It’s unfortunate that this is my first real blog post here, but this story was sent to me this morning from a family member expressing concern about the cave diving I do (and plan on continuing to do). There is no doubt that this is a very tragic and unfortunate incident. And I am the last one to comment on ANY speculation about what did or didn’t happen, or about the individuals involved, their families or friends.
However, I would like to say that diving carries risks, technical diving carries more risks, and cave diving adds even more risks. Proper training prepares us to recognize this risks, and further more training and experience teaches us to manage these risks, and handle them if and when they occur. We’ve all pushed the edge of our training and experience from time to time. It’s how we know what our limits are, and how we know when to seek further training. While I like to believe that this is the general mentality in the technical diving community, I am afraid it is not a notion that is driven home during recreational training. In my limited recreational experience, most open water and even advanced open water courses are more concerned with having safe fun today or this week, and less concerned with providing a person with the tools to begin a safe and strong diving career.
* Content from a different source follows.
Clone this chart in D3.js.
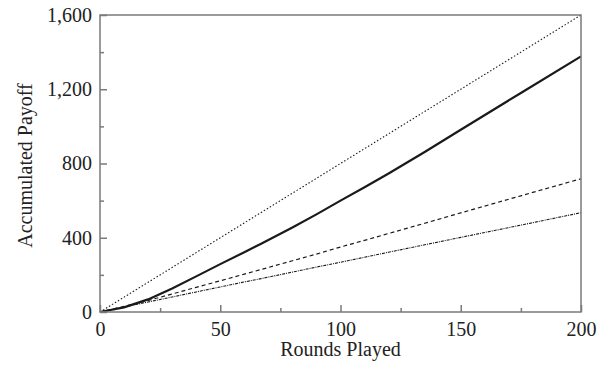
<!DOCTYPE html>
<html>
<head>
<meta charset="utf-8">
<script src="https://cdn.jsdelivr.net/npm/d3@7"></script>
<style>
  body { margin: 0; background: #fff; }
  text { font-family: "Liberation Serif", "DejaVu Serif", serif; fill: #222; }
</style>
</head>
<body>
<div id="chart"></div>
<script>
// rounds played (x) at which each curve was read
const rounds = [0, 10, 20, 30, 40, 50, 60, 67, 80, 90, 100, 110, 120, 135, 150, 175, 200];
// accumulated payoff per series
const upperDotted = [0, 80, 160, 240, 320, 400, 480, 536, 640, 720, 800, 880, 960, 1080, 1200, 1400, 1600];
const solid = [0, 25, 68, 127, 192, 258, 322, 368, 455, 526, 600, 672, 746, 862, 982, 1180, 1377];
const dashed = [0, 30, 62, 97, 133, 168, 204, 229, 276, 312, 350, 386, 423, 478, 534, 626, 718];
const lowerDotted = [0, 27, 54, 81, 108, 135, 162, 180, 215, 242, 268, 295, 322, 362, 402, 468, 535];

const xMajor = [0, 50, 100, 150, 200];
const xMinor = [25, 75, 125, 175];
const yMajor = [0, 400, 800, 1200, 1600];
const yMinor = [200, 600, 1000, 1400];

const series = [
  { values: upperDotted, width: 1.1, dash: "1.5,2" },
  { values: solid, width: 2.2, dash: null },
  { values: dashed, width: 1.2, dash: "4,3" },
  { values: lowerDotted, width: 1.1, dash: "3,1,1,1" }
];

// set the dimensions and margins of the graph
const margin = { top: 15, right: 27, bottom: 57, left: 100 };
const width = 608 - margin.left - margin.right;
const height = 369 - margin.top - margin.bottom;

const svg = d3.select("#chart")
  .append("svg")
  .attr("width", 608)
  .attr("height", 369)
  .append("g")
  .attr("transform", "translate(" + margin.left + "," + margin.top + ")");

const x = d3.scaleLinear().domain([0, 200]).range([0, width]);
const y = d3.scaleLinear().domain([0, 1600]).range([height, 0]);

const axisColor = "#7a7a7a";

// lines
series.forEach(function (s) {
  svg.append("path")
    .datum(rounds.map(function (r, i) { return [r, s.values[i]]; }))
    .attr("fill", "none")
    .attr("stroke", "#1a1a1a")
    .attr("stroke-width", s.width)
    .attr("stroke-dasharray", s.dash)
    .attr("d", d3.line()
      .x(function (d) { return x(d[0]); })
      .y(function (d) { return y(d[1]); })
    );
});

// frame
svg.append("rect")
  .attr("x", 0).attr("y", 0)
  .attr("width", width).attr("height", height)
  .attr("fill", "none")
  .attr("stroke", axisColor)
  .attr("stroke-width", 1.5);

// inward ticks
const xAxis = svg.append("g").attr("transform", "translate(0," + height + ")");
xAxis.call(d3.axisBottom(x).tickValues(xMajor).tickSize(-7).tickPadding(10).tickFormat(d3.format("d")));
xAxis.append("g").call(d3.axisBottom(x).tickValues(xMinor).tickSize(-4).tickFormat(""));

const yAxis = svg.append("g");
yAxis.call(d3.axisLeft(y).tickValues(yMajor).tickSize(-7).tickPadding(8).tickFormat(d3.format(",")));
yAxis.append("g").call(d3.axisLeft(y).tickValues(yMinor).tickSize(-4).tickFormat(""));

svg.selectAll(".domain").remove();
svg.selectAll(".tick line").attr("stroke", axisColor).attr("stroke-width", 1.5);
svg.selectAll(".tick text")
  .attr("fill", "#222")
  .style("font-family", "Liberation Serif, serif")
  .style("font-size", "20px");

// titles
svg.append("text")
  .attr("text-anchor", "middle")
  .attr("x", width / 2)
  .attr("y", height + 44)
  .style("font-size", "20px")
  .text("Rounds Played");

svg.append("text")
  .attr("text-anchor", "middle")
  .attr("transform", "translate(" + (-68) + "," + (height / 2 + 2) + ") rotate(-90)")
  .style("font-size", "20px")
  .text("Accumulated Payoff");
</script>
</body>
</html>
Now, I understand why this is. Dive shops work on very tight margins, and want to get as many students through as possible, plus, some people just want the minimum guidance to get in the water for 30 minutes on a reef. But, that no excuse to not drive home the seriousness of what can happen when limits are not respected.
Without a doubt, the most important book I read before cave diving was Sheck Exley’s Blueprint for Survival. Highlighting well documented accidents painted a really clear picture of what can happen to the uninitiated.